Once the proposed Motorola acquisition is dealt with, we hope the Commission will turn back to the underlying issue: the way Google uses search to unfairly promote its own properties and damage competitors. The recent announcement of Google’s “Search, plus Your World” is but the latest example of how Google uses its monopolistic position in an uncompetitive way to promote its own services. Search, plus Your World links Google+, Google’s new social network, to search and its favorable placement of the social network in results, particularly in the query box, gives Google an advantage over other social services like Facebook and Twitter.
As you know Google exerts monopoly power over Internet searches, controlling more than 90 percent of the market in some European countries and around 70 percent of the U.S. market. For most people in the world, Google is the gateway to the Internet. Google’s business practices to maximize its profits determine much of the Internet experience for most people by determining what they view.
We understand that the Commission is investigating this issue and applaud your efforts. In 2010 Consumer Watchdog’s study, Traffic Report: How Google is Squeezing out Competitors and Muscling Into New Markets (http://insidegoogle.com/2010/06/google-using-search-engine-to-muscle-into-internet-businesses study-finds-2/) demonstrated how with the launch of Universal Search Google favored its own properties and services in search results to the detriment of its competitors. One stark example was the dramatic drop off in traffic that occurred on Mapquest’s site after Google placed its Google Maps at the top of Universal Search.
Some observers had hoped that Google’s arrogant anticompetitive behavior would change in the face of investigations by the Commission, the FTC and several U.S. state attorneys general. Clearly, as its recent linking of Google+ to search and favorable placement of Google+ social network in search results demonstrates, the Internet giant will continue its monopolistic abuses unless regulators act strongly. We urge you to file a formal antitrust complaint against Google as soon as possible.
Information Is Power
Ultimately Google’s monopoly power stems from its monopoly over personal information.
Information is power and Google has amassed more data than anyone. How did Google gain this dominant position in consumer personal data? Very simply. The company tracked us all around the Internet and gave us no choice over whether our data was collected or not. Google tracks consumers around the Web, logs every search query and YouTube video watched and records the location of Android smartphone users.
Google’s presence on the Internet is so pervasive that consumers cannot escape its reach even if they do not use its services.

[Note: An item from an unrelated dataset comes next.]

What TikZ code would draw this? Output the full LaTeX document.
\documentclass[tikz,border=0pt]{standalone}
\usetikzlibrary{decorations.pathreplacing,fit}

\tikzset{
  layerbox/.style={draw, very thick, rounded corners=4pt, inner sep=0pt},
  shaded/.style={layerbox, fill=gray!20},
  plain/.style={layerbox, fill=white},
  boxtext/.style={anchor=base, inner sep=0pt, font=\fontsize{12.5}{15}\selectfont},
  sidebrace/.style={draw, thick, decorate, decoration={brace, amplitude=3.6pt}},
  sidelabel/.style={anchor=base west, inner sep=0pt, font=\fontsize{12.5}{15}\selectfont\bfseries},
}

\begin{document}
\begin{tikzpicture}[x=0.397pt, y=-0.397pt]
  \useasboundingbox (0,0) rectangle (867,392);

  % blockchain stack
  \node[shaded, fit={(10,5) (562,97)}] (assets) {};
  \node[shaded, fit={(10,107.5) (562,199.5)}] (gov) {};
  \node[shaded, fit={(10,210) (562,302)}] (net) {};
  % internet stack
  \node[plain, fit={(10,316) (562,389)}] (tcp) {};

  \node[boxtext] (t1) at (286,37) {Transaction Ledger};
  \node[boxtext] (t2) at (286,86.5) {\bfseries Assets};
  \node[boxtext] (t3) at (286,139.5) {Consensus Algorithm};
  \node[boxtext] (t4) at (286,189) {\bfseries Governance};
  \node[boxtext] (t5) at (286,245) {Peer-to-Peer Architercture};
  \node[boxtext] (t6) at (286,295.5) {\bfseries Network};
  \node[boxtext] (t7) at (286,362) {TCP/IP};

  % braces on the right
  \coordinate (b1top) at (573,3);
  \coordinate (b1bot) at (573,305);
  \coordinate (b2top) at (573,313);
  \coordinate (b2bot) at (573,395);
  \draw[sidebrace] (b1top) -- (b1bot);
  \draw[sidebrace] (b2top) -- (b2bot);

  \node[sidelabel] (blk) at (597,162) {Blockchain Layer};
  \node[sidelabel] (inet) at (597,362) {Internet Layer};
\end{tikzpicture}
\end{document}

Google’s ad network puts down tracking cookies and records consumers’ activities as they surf the Internet. It is this immense database of consumer information, intentions and desires that gives the Internet giant its power.
Many people think of Google as a technology company. In actuality Google is an advertising business. Consumers make a Faustian bargain, often unknowingly, to provide personal information about their habits, desires and behaviors in return for Google’s services. Google mines these massive digital dossiers and uses the information to sell ads, a lucrative business that accounts for 96 percent of its $30 billion annual revenue.

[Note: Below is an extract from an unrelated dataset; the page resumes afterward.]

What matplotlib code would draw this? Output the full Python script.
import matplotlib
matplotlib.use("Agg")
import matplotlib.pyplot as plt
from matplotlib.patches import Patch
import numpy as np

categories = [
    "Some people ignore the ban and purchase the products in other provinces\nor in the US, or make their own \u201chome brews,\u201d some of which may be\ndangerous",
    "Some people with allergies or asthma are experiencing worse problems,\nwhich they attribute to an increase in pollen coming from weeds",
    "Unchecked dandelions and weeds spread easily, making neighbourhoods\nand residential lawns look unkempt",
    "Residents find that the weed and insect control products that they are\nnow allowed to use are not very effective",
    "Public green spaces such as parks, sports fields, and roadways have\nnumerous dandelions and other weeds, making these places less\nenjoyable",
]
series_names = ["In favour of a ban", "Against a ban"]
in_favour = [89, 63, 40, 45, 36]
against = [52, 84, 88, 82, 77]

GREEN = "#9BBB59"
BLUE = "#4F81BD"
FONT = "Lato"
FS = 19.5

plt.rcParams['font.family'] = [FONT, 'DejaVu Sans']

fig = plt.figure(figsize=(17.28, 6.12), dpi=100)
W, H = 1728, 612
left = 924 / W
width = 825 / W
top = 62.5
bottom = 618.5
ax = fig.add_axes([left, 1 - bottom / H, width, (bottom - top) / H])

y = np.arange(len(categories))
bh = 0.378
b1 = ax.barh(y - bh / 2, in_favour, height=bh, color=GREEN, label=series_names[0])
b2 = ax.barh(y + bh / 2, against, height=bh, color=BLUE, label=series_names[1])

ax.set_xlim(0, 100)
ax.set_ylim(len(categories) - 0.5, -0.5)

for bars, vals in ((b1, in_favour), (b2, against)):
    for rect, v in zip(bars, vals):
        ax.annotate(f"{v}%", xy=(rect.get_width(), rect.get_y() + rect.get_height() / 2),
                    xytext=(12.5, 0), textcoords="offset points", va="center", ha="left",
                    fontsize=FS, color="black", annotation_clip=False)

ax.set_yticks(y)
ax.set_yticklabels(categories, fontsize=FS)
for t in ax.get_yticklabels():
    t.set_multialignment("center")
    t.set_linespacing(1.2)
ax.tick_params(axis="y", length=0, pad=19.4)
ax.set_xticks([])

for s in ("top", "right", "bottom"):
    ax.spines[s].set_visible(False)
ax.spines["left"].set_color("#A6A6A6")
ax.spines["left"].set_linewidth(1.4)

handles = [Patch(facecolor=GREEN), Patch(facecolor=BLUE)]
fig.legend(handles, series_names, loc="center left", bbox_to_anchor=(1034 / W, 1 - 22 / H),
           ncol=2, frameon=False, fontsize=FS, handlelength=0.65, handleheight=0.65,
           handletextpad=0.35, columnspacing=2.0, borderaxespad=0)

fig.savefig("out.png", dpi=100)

Every platform the company buys expands its database of information on individuals. More consumer data means more information to target individuals in the ad server market. Every piece of information that is added to that database makes Google’s ad targeting that much more sophisticated – in turn making it a must have for companies seeking to target advertising. The better Google’s data, the more advertisers will have to go to Google to reach their audience, thus increasing its dominance of the market. If Google's unfettered absorption of companies, and the consumer information that comes with them, continues, and Google is not required to give consumers the ability to opt out of this data collection, the ever-increasing consumer information database Google is compiling will only strengthen its dominance over the ad server market.
People who use Google aren’t its customers. We are the Internet giant’s product. The immense database about us, largely gathered without our informed consent, is used to target ads and bring Google billions in advertising profits.
To counter the information monopoly we must be given effective control over our data – whether it’s collected and how it’s used. Article 29 Data Protection policies put Europeans in a far stronger position in this regard than we in the United States. We can only hope such strong protections ultimately find their way into U.S. law. In addition as a strong complement to data protection, strict antitrust regulation to prevent unfair practices with search is necessary. Here are some specific recommendations:
- Google’s acquisition of Motorola Mobility should be blocked.
- Google could be broken into different companies devoted to different lines of business so
there is no incentive to unfairly use search to promote other services. Search could be
separated from advertising. Gmail and the new social networking service, Google +, could be
spun off as a separate entity, as could YouTube, a Google acquisition that should have been
denied at the time of merger. Enterprise applications could be another separate business.
- Google’s search engine’s importance as a gateway to cyberspace requires a maximum degree
of openness and transparency. Google’s monopoly position and importance to the Internet
means that the company should be closely regulated. Regulations could be designed to open
up Google’s ad platform to enable other competitors to compete. Rules could be crafted to
create greater transparency in the operation of Google’s ad platform to enable parties to
negotiate more effectively. For example: Providing greater visibility into the maximum
amount of the highest bid, how many search terms are shown per page, and how Google’s
“quality score” is derived and applied. Little, if any, of this information is currently public
and openness would contribute to consumer choice and options as well as foster competition.
- Another remedy could be to force Google to disgorge its monopolistic gains through the
imposition of financial penalties. The payment would have to be significant enough to
impact Google’s future behavior. Google hardly blinked when it paid half a billion dollars to
the United States to settle an illegal drug sales case. Perhaps the amount could be tied to
paying back consumers for monetizing their private information and content without asking
them permission or compensating them.
The Commission’s role in keeping Google’s abuses in check is essential. Its executives have close relationships with many U.S. officials and the company just spent a record $9.7 million in 2011 lobbying policymakers in Washington. We have faith the Commission will not succumb to such influence. The Internet is too important to allow an unregulated monopolist to dominate it. We call on you to take the steps necessary to prevent it: block the Motorola merger and file a formal antitrust complaint against Google.